Yes, but for a long time scientists treated those as separate questions. The moon came from the debris. The water came from somewhere else, later. This research suggests they're part of the same story.

Inventor

Why does it matter where the water came from, if Earth ended up with it either way?

Model

Because it changes the odds. If water only arrives through random comet strikes after a planet forms, life-bearing worlds are rare accidents. If water comes built into the collision that creates a moon, then most rocky planets might have the ingredients for life already mixed in.

Inventor

That seems like it would make life more common, not less.

Model

Exactly. It's a shift from thinking of habitable planets as lucky to thinking of them as inevitable—at least chemically.

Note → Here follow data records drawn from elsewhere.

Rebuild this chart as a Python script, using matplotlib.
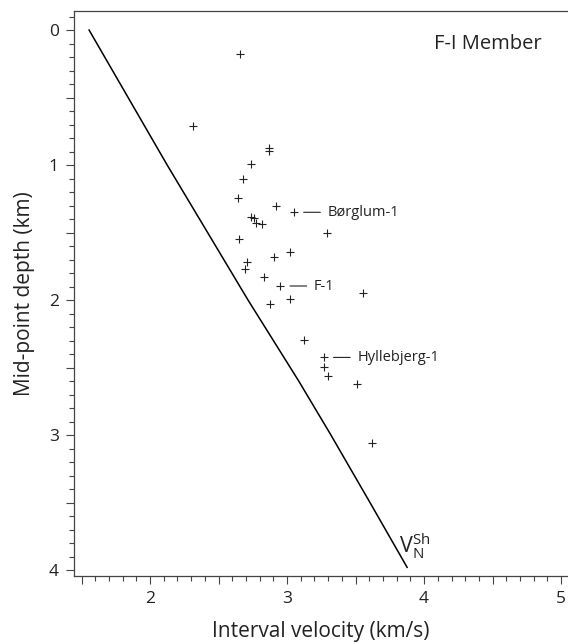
import matplotlib
matplotlib.use('Agg')
import matplotlib.pyplot as plt
from matplotlib.ticker import MultipleLocator, FuncFormatter

plt.rcParams['font.family'] = ['Open Sans', 'DejaVu Sans']
plt.rcParams['mathtext.fontset'] = 'custom'
plt.rcParams['mathtext.rm'] = 'Open Sans'

ink = '#222222'

# Interval velocity (km/s) and mid-point depth (km) of the F-I Member
velocity = [2.66, 2.31, 2.87, 2.87, 2.74, 2.68, 2.64, 2.92, 3.05, 2.74,
            2.76, 2.774, 2.82, 3.29, 2.65, 3.02, 2.905, 2.71, 2.696, 2.834,
            2.95, 3.557, 3.024, 2.878, 3.126, 3.268, 3.268, 3.30, 3.512, 3.62]
depth = [0.178, 0.711, 0.872, 0.894, 0.993, 1.104, 1.247, 1.30, 1.35, 1.387,
         1.389, 1.427, 1.44, 1.50, 1.548, 1.647, 1.684, 1.716, 1.773, 1.832,
         1.896, 1.95, 1.993, 2.03, 2.296, 2.425, 2.494, 2.566, 2.624, 3.059]

# Normal velocity-depth trend V_N^Sh
trend_depth = [0.0, 1.0, 2.0, 2.6, 3.0, 3.5, 3.98]
trend_velocity = [1.555, 2.125, 2.715, 3.085, 3.32, 3.605, 3.876]

# Labelled wells
wells = ['Børglum-1', 'F-1', 'Hyllebjerg-1']
well_velocity = [3.05, 2.95, 3.268]
well_depth = [1.35, 1.896, 2.425]

fig = plt.figure(figsize=(5.68, 6.44), dpi=100)
ax = fig.add_axes([74 / 568, 1 - 576 / 644, 1 - 74 / 568, (576 - 11) / 644])

ax.plot(trend_velocity, trend_depth, color='black', lw=1.1)
ax.plot(velocity, depth, ls='none', marker='+', ms=6, mew=0.8, color=ink)

for name, v, d in zip(wells, well_velocity, well_depth):
    ax.annotate(name, xy=(v, d), xytext=(24, 0), textcoords='offset points',
                ha='left', va='center', fontsize=10.5, color=ink,
                arrowprops=dict(arrowstyle='-', color=ink, lw=0.8,
                                shrinkA=3, shrinkB=7))

ax.text(4.07, 0.10, 'F-I Member', ha='left', va='center', fontsize=14.5, color=ink)
ax.text(3.82, 3.87, r'$\mathregular{V_N^{Sh}}$', ha='left', va='baseline',
        fontsize=15.5, color=ink)

ax.set_xlim(1.445, 5.05)
ax.set_ylim(4.044, -0.141)

ax.xaxis.set_major_locator(MultipleLocator(0.5))
ax.xaxis.set_minor_locator(MultipleLocator(0.1))
ax.yaxis.set_major_locator(MultipleLocator(0.5))
ax.yaxis.set_minor_locator(MultipleLocator(0.1))
int_only = FuncFormatter(lambda val, pos: f'{val:.0f}' if abs(val - round(val)) < 1e-6 else '')
ax.xaxis.set_major_formatter(int_only)
ax.yaxis.set_major_formatter(int_only)

ax.tick_params(which='major', direction='out', length=6, width=0.8,
               color='#444444', labelsize=12.5, labelcolor=ink, pad=5)
ax.tick_params(which='minor', direction='out', length=3.6, width=0.8, color='#444444')
ax.tick_params(top=False, right=False, which='both')

for side in ['left', 'bottom', 'top']:
    ax.spines[side].set_color('#444444')
    ax.spines[side].set_linewidth(0.9)
ax.spines['right'].set_visible(False)

ax.set_xlabel('Interval velocity (km/s)', fontsize=15, color=ink, labelpad=10)
ax.set_ylabel('Mid-point depth (km)', fontsize=15, color=ink, labelpad=10)

fig.savefig('out.png', dpi=100)
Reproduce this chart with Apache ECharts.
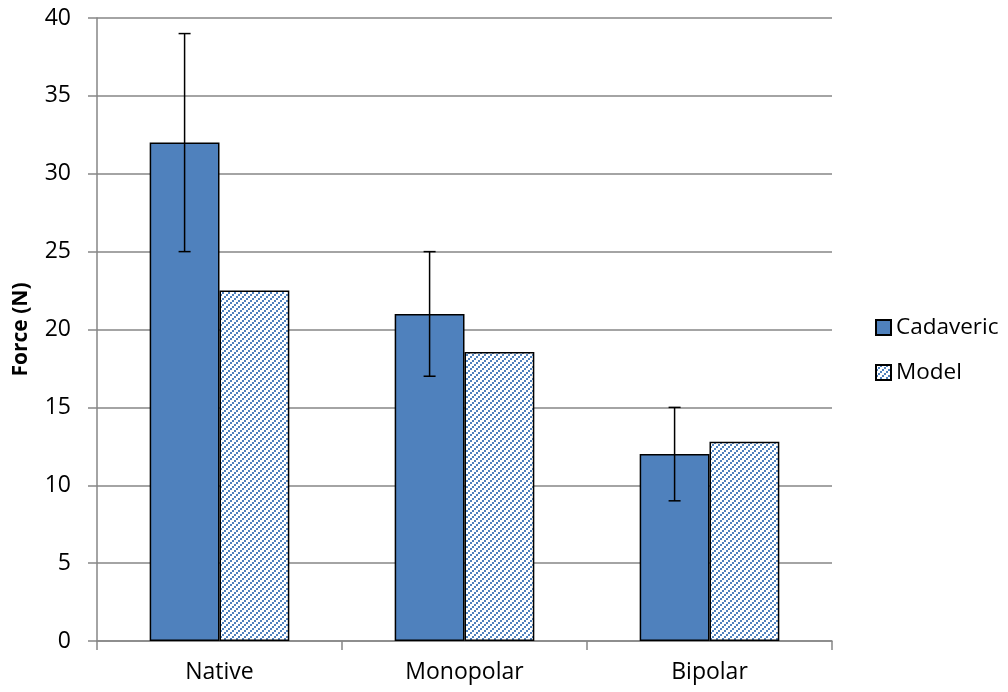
<!DOCTYPE html>
<html><head><meta charset="utf-8">
<script src="https://cdn.jsdelivr.net/npm/echarts@6/dist/echarts.min.js"></script>
<style>html,body{margin:0;padding:0;background:#fff}#c{width:1008px;height:692px}</style>
</head><body><div id="c"></div>
<script>
const categories = ['Native', 'Monopolar', 'Bipolar'];
const cadaveric = [32, 21, 12];
const model = [22.5, 18.55, 12.8];
const errLow = [25, 17, 9];
const errHigh = [39, 25, 15];
const yTicks = [0, 5, 10, 15, 20, 25, 30, 35, 40];

const cv = document.createElement('canvas');
cv.width = 6; cv.height = 6;
const ctx = cv.getContext('2d');
ctx.fillStyle = '#ffffff'; ctx.fillRect(0, 0, 6, 6);
ctx.fillStyle = '#4f81bd';
ctx.fillRect(0, 4, 2, 2);
ctx.fillRect(2, 2, 2, 2);
ctx.fillRect(4, 0, 2, 2);

const chart = echarts.init(document.getElementById('c'));
const font = '"Open Sans", "Liberation Sans", sans-serif';
chart.setOption({
  animation: false,
  grid: { left: 97, right: 176, top: 18, bottom: 51 },
  legend: {
    orient: 'vertical', left: 870, top: 311, itemGap: 22, itemSpacing: 6,
    itemWidth: 15, itemHeight: 15, icon: 'rect',
    textStyle: { fontFamily: font, fontSize: 22.5, color: '#000' },
    data: ['Cadaveric', 'Model']
  },
  xAxis: {
    type: 'category', data: categories,
    axisLine: { lineStyle: { color: '#868686', width: 1.5 } },
    axisTick: { show: true, length: 9, lineStyle: { color: '#868686', width: 1.5 } },
    axisLabel: { fontFamily: font, fontSize: 23, color: '#000', margin: 20 }
  },
  yAxis: {
    type: 'value', min: 0, max: 40, interval: 5,
    name: 'Force (N)', nameLocation: 'middle', nameGap: 65, nameRotate: 90,
    nameTextStyle: { fontFamily: font, fontSize: 21, fontWeight: 'bold', color: '#000' },
    axisLine: { show: true, lineStyle: { color: '#868686', width: 1.5 } },
    axisTick: { show: true, length: 9, lineStyle: { color: '#868686', width: 1.5 } },
    axisLabel: { fontFamily: font, fontSize: 23, color: '#000', margin: 26,
      formatter: v => yTicks.includes(v) ? String(v) : '' },
    splitLine: { lineStyle: { color: '#868686', width: 1.5 } }
  },
  series: [
    { name: 'Cadaveric', type: 'bar', data: cadaveric, barGap: 0, barCategoryGap: '43%',
      itemStyle: { color: '#4f81bd', borderColor: '#000', borderWidth: 1.5 } },
    { name: 'Model', type: 'bar', data: model, barGap: 0, barCategoryGap: '43%',
      itemStyle: { color: { image: cv, repeat: 'repeat' }, borderColor: '#000', borderWidth: 1.5 } },
    { name: 'err', type: 'custom', z: 10,
      data: categories.map((c, i) => [i, errLow[i], errHigh[i]]),
      renderItem: function (params, api) {
        const i = api.value(0);
        const lo = api.coord([i, api.value(1)]);
        const hi = api.coord([i, api.value(2)]);
        const cw = api.size([1, 0])[0];
        const x = lo[0] - cw * 0.57 / 4;
        const cap = 6;
        const st = { stroke: '#000', lineWidth: 1.5 };
        return { type: 'group', children: [
          { type: 'line', shape: { x1: x, y1: lo[1], x2: x, y2: hi[1] }, style: st },
          { type: 'line', shape: { x1: x - cap, y1: lo[1], x2: x + cap, y2: lo[1] }, style: st },
          { type: 'line', shape: { x1: x - cap, y1: hi[1], x2: x + cap, y2: hi[1] }, style: st }
        ]};
      }
    }
  ]
});
</script></body></html>
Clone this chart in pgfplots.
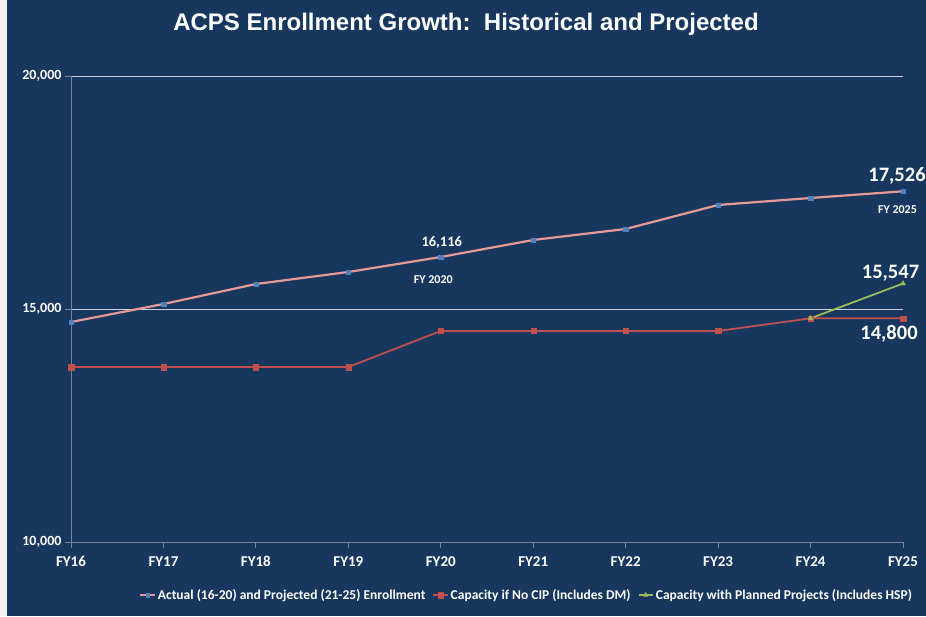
\documentclass[border=0pt]{standalone}
\usepackage{pgfplots}
\pgfplotsset{compat=1.18}
\usepackage{fontspec}
\setmainfont{Carlito}
\newfontfamily\titlefont{Liberation Sans}
\definecolor{bg}{RGB}{23,55,94}
\definecolor{enr}{RGB}{230,153,150}
\definecolor{enrmark}{RGB}{79,129,189}
\definecolor{capred}{RGB}{192,80,77}
\definecolor{capgreen}{RGB}{155,187,89}
\definecolor{axgrey}{RGB}{120,132,152}
\definecolor{gridc}{RGB}{205,210,220}
\begin{document}
\begin{tikzpicture}[x=1pt,y=1pt]
\fill[bg] (0,0) rectangle (926,616);
\fill[black!6] (0,0) rectangle (7,616);
\useasboundingbox (0,0) rectangle (926,616);
\node[text=white, font=\titlefont\bfseries\fontsize{24}{28}\selectfont] at (466,592) {ACPS Enrollment Growth:\ \ Historical and Projected};
\begin{axis}[
  at={(71pt,74pt)}, anchor=south west,
  width=832pt, height=466pt, scale only axis,
  xmin=0, xmax=9, ymin=10000, ymax=20000,
  xtick={0,...,9},
  xticklabels={FY16,FY17,FY18,FY19,FY20,FY21,FY22,FY23,FY24,FY25},
  ytick={10000,15000,20000},
  axis x line=bottom, axis y line=left,
  axis line style={axgrey, line width=0.8pt, -},
  tick align=outside,
  major tick length=6pt,
  tick style={axgrey, line width=0.8pt},
  ymajorgrids, grid style={gridc, line width=0.8pt},
  /pgf/number format/assume math mode=true,
  /pgf/number format/1000 sep={,},
  scaled y ticks=false,
  ticklabel style={text=white},
  xticklabel style={yshift=-5pt, font=\bfseries\fontsize{15}{17}\selectfont},
  yticklabel style={xshift=0pt, font=\bfseries\fontsize{14}{16}\selectfont},
  clip=false,
  legend columns=3,
  legend style={at={(1.017,-0.114)}, anchor=east, draw=none, fill=none,
    text=white, font=\bfseries\fontsize{13.5}{15}\selectfont,
    /tikz/every even column/.append style={column sep=5pt}},
  legend cell align=left,
  legend image post style={xscale=0.85},
]
\addplot[enr, line width=2.2pt, mark=square*, mark size=2.2pt,
  mark options={enrmark, fill=enrmark, line width=0.2pt}]
  coordinates {(0,14721) (1,15107) (2,15536) (3,15794) (4,16116) (5,16481) (6,16717) (7,17232) (8,17382) (9,17526)};
\addlegendentry{Actual (16-20) and Projected (21-25) Enrollment}
\addplot[capred, line width=1.8pt, mark=square*, mark size=2.6pt,
  mark options={capred, fill=capred, line width=0.2pt}]
  coordinates {(0,13755) (1,13755) (2,13755) (3,13755) (4,14528) (5,14528) (6,14528) (7,14528) (8,14800) (9,14800)};
\addlegendentry{Capacity if No CIP (Includes DM)}
\addplot[capgreen, line width=1.8pt, mark=triangle*, mark size=3pt,
  mark options={capgreen, fill=capgreen, line width=0.2pt}]
  coordinates {(8,14800) (9,15547)};
\addlegendentry{Capacity with Planned Projects (Includes HSP)}
\node[text=white, font=\bfseries\fontsize{14.5}{16}\selectfont, xshift=1pt, yshift=14pt] at (axis cs:4,16116) {16,116};
\node[text=white, font=\bfseries\fontsize{12}{14}\selectfont, xshift=-7.5pt, yshift=-23pt] at (axis cs:4,16116) {FY 2020};
\node[text=white, font=\bfseries\fontsize{20.5}{23}\selectfont, xshift=-6pt, yshift=15pt] at (axis cs:9,17526) {17,526};
\node[text=white, font=\bfseries\fontsize{12}{14}\selectfont, xshift=-5.5pt, yshift=-18pt] at (axis cs:9,17526) {FY 2025};
\node[text=white, font=\bfseries\fontsize{20.5}{23}\selectfont, xshift=-12.5pt, yshift=10pt] at (axis cs:9,15547) {15,547};
\node[text=white, font=\bfseries\fontsize{20.5}{23}\selectfont, xshift=-14pt, yshift=-15.5pt] at (axis cs:9,14800) {14,800};
\end{axis}
\end{tikzpicture}
\end{document}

The violent process that builds planets might be the same process that prepares them for life.

Inventor

And Theia specifically had this water and organic stuff already?

Model

It appears so. Theia formed in the inner solar system where volatile compounds were available. When it hit Earth, instead of being completely vaporized, some of that material merged with Earth's structure. The collision was catastrophic, but not sterilizing.

Inventor

What happens next with this research?

Model

Astronomers will start looking at exoplanet systems differently—watching for signs of giant impacts and thinking about what they might deliver, not just what they destroy.